New music marketed to old people: AARP Internet radio
Though the Red Hot Chili Peppers and I more or less parted ways right around the time I declined Anthony Kiedis's invitation to fly away on his zephyr (which, for some reason, always sounds to me like a synonym for farting quietly), I will admit that there was a time when I loved "Under the Bridge" — you know, the song everybody loved when they were fourteen. But that was a long time ago, and while I'm not going to argue that it wasn't a good song, I'm sick of it now.
The reason I'm sick of it? Because it's still getting played on the radio. Two decades after it came out, KTCL still has that song in rotation, forcing me to press the NPR preset and retreat into my comfortable castle of liberal elitism. Apparently, though, now I have a new option.
Gentlemen, let me be the first to welcome you to our bizarro future, in which old music is marketed to young people on the radio and new music is marketed to old people on the Internet. Not long ago, AARP — yes, that would be the American Association of Retired Persons AARP — fired up an Internet radio outlet via its website toward the goal of familiarizing said retired persons with what the kids are doing these days, which is listening to the Internet because regular radio blows. The player features eighteen distinct channels mostly devoted to the hits of the '60s and '70s (because old people are apparently not sick of "Sweet Emotion" yet), but the AARP is not giving up on teaching retired persons new tricks, either: One channel is devoted to new radio hits, of which the player reassures, "You heard these hits on the radio or at a friend's house."

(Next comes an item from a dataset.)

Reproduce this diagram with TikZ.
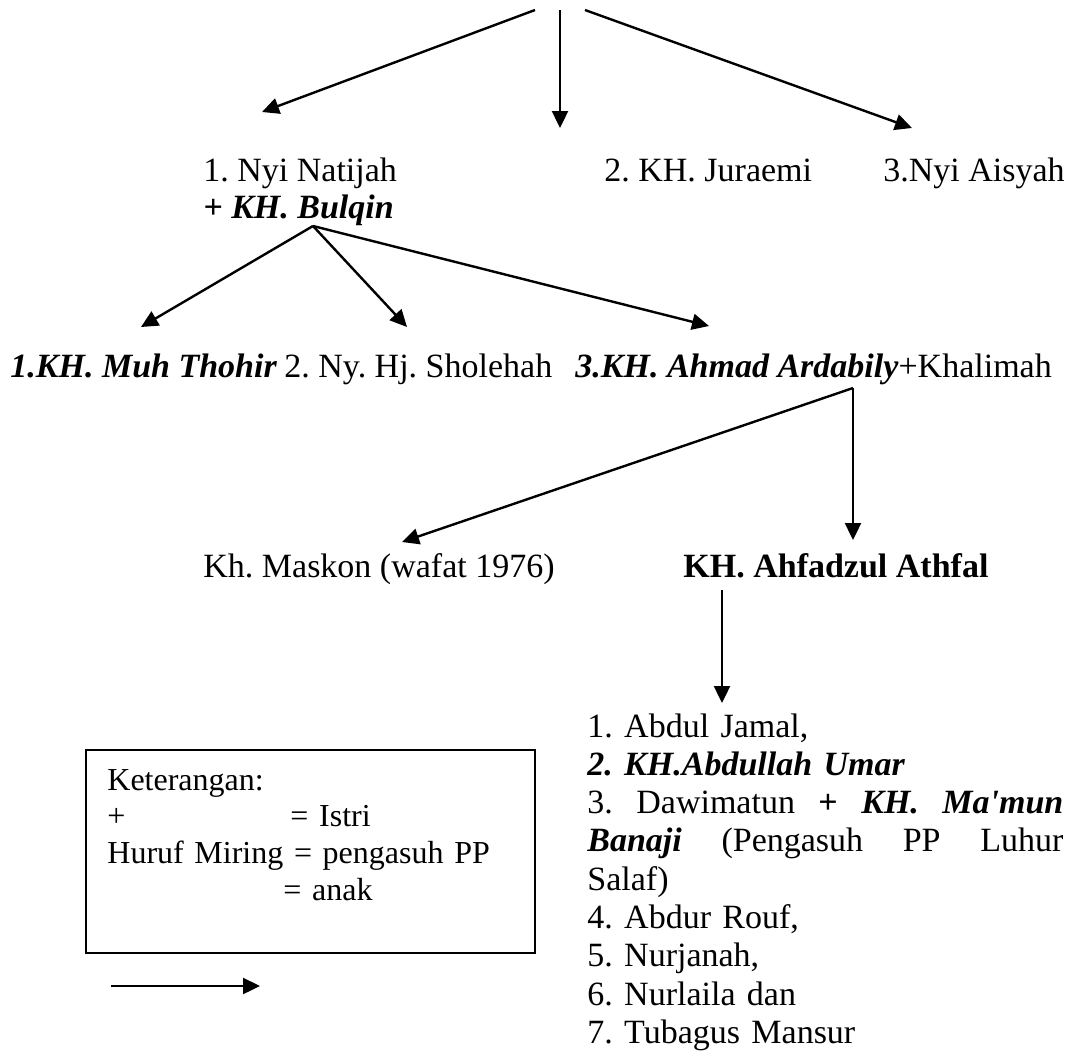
\documentclass[tikz,border=0pt]{standalone}
\usepackage{fontspec}
\setmainfont{Liberation Serif}
\usetikzlibrary{arrows.meta}
\frenchspacing
\begin{document}
\begin{tikzpicture}[x=0.5pt,y=-0.5pt,
  conn/.style={line width=1.2pt,-{Triangle[length=8.5pt,width=8pt]}},
  txt/.style={inner sep=0pt,anchor=base west,font=\fontsize{17}{19.15}\selectfont},
  legtxt/.style={inner sep=0pt,anchor=base west,align=left,text width=215pt,font=\fontsize{16}{18.35}\selectfont},
  bi/.style={font=\fontsize{17}{19.15}\selectfont\bfseries\itshape}]
\useasboundingbox (0,0) rectangle (1078,1061);
% top level
\coordinate (t1) at (535,10);
\coordinate (t2) at (560,10);
\coordinate (t3) at (585,10);
\coordinate (natijahtip) at (262,112);
\coordinate (juraemitip) at (560,128);
\coordinate (aisyahtip) at (912,128);
\node[txt] (natijah) at (203,181) {1. Nyi Natijah};
\node[txt] (juraemi) at (604,181) {2. KH. Juraemi};
\node[txt] (aisyah) at (883,181) {3.Nyi Aisyah};
\node[txt,bi] (bulqin) at (203,218) {+ KH. Bulqin};
\draw[conn] (t1) -- (natijahtip);
\draw[conn] (t2) -- (juraemitip);
\draw[conn] (t3) -- (aisyahtip);
% second level
\coordinate (bulqinsrc) at (313,226);
\coordinate (thohirtip) at (141,327);
\coordinate (sholehahtip) at (407,327);
\coordinate (ardabilytip) at (709,326);
\node[txt,bi] (thohir) at (10,377) {1.KH. Muh Thohir};
\node[txt] (sholehah) at (284,377) {2. Ny. Hj. Sholehah};
\node[txt] (ardabily) at (575,377) {\textbf{\textit{3.KH. Ahmad Ardabily}}+Khalimah};
\draw[conn] (bulqinsrc) -- (thohirtip);
\draw[conn] (bulqinsrc) -- (sholehahtip);
\draw[conn] (bulqinsrc) -- (ardabilytip);
% third level
\coordinate (ardabilysrc) at (853,388);
\coordinate (maskontip) at (402,542);
\coordinate (athfaltip) at (853,540);
\node[txt] (maskon) at (203,577) {Kh. Maskon (wafat 1976)};
\node[txt] (athfal) at (683,577) {\textbf{KH. Ahfadzul Athfal}};
\draw[conn] (ardabilysrc) -- (maskontip);
\draw[conn] (ardabilysrc) -- (athfaltip);
% fourth level
\coordinate (athfalsrc) at (722,590);
\coordinate (anaktip) at (722,703);
\node[txt,text width=238pt,align=left] (anak) at (587,737) {1. Abdul Jamal,\\
\textbf{\textit{2. KH.Abdullah Umar}}\\
\makebox[238pt][l]{3.\hfill Dawimatun\hfill \textbf{+}\hfill \textbf{\textit{KH.}}\hfill \textbf{\textit{Ma\textquotesingle mun}}}\\
\makebox[238pt][l]{\textbf{\textit{Banaji}}\hfill (Pengasuh\hfill PP\hfill Luhur}\\
Salaf)\\
4. Abdur Rouf,\\
5. Nurjanah,\\
6. Nurlaila dan\\
7. Tubagus Mansur};
\draw[conn] (athfalsrc) -- (anaktip);
% legend
\node[draw,line width=0.7pt,minimum width=224.5pt,minimum height=101.5pt,inner sep=0pt] (legbox) at (310.5,851.5) {};
\node[legtxt] (legtext) at (107,790) {Keterangan:\\
+\hspace*{82.5pt}= Istri\\
Huruf Miring = pengasuh PP\\
\hspace*{88pt}= anak};
\coordinate (legA) at (111,986);
\coordinate (legB) at (260,986);
\draw[conn] (legA) -- (legB);
\end{tikzpicture}
\end{document}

Speaking of "Sweet Emotion," it will no doubt come as good news to the Internet radio station marketing new music to old people that Aerosmith, all the members of which somehow have not died yet, went into the studio last week to work on a brand-new album, its fifteenth full-length and the successor to 2004's Honkin' on Bobo, which, fittingly, sounds like some kind of unsettling octogenarian sex act. And while an album of more Bobo-related honkin' has been clamored for by exactly nobody I know, if there's good news for people outside of the Retired Persons set, it's that perhaps recording will at least temporarily distract Steven Tyler — now officially the nation's most embarrassing dirty old man — from trying to use his American Idol judge-ship for soliciting blow jobs from persons born after "Under the Bridge" came out. We can only hope.
Until then, my parents are expected to use the player as soon as AARP can figure out how to make music come out of a word-processing document on a yellowing Pentium 486.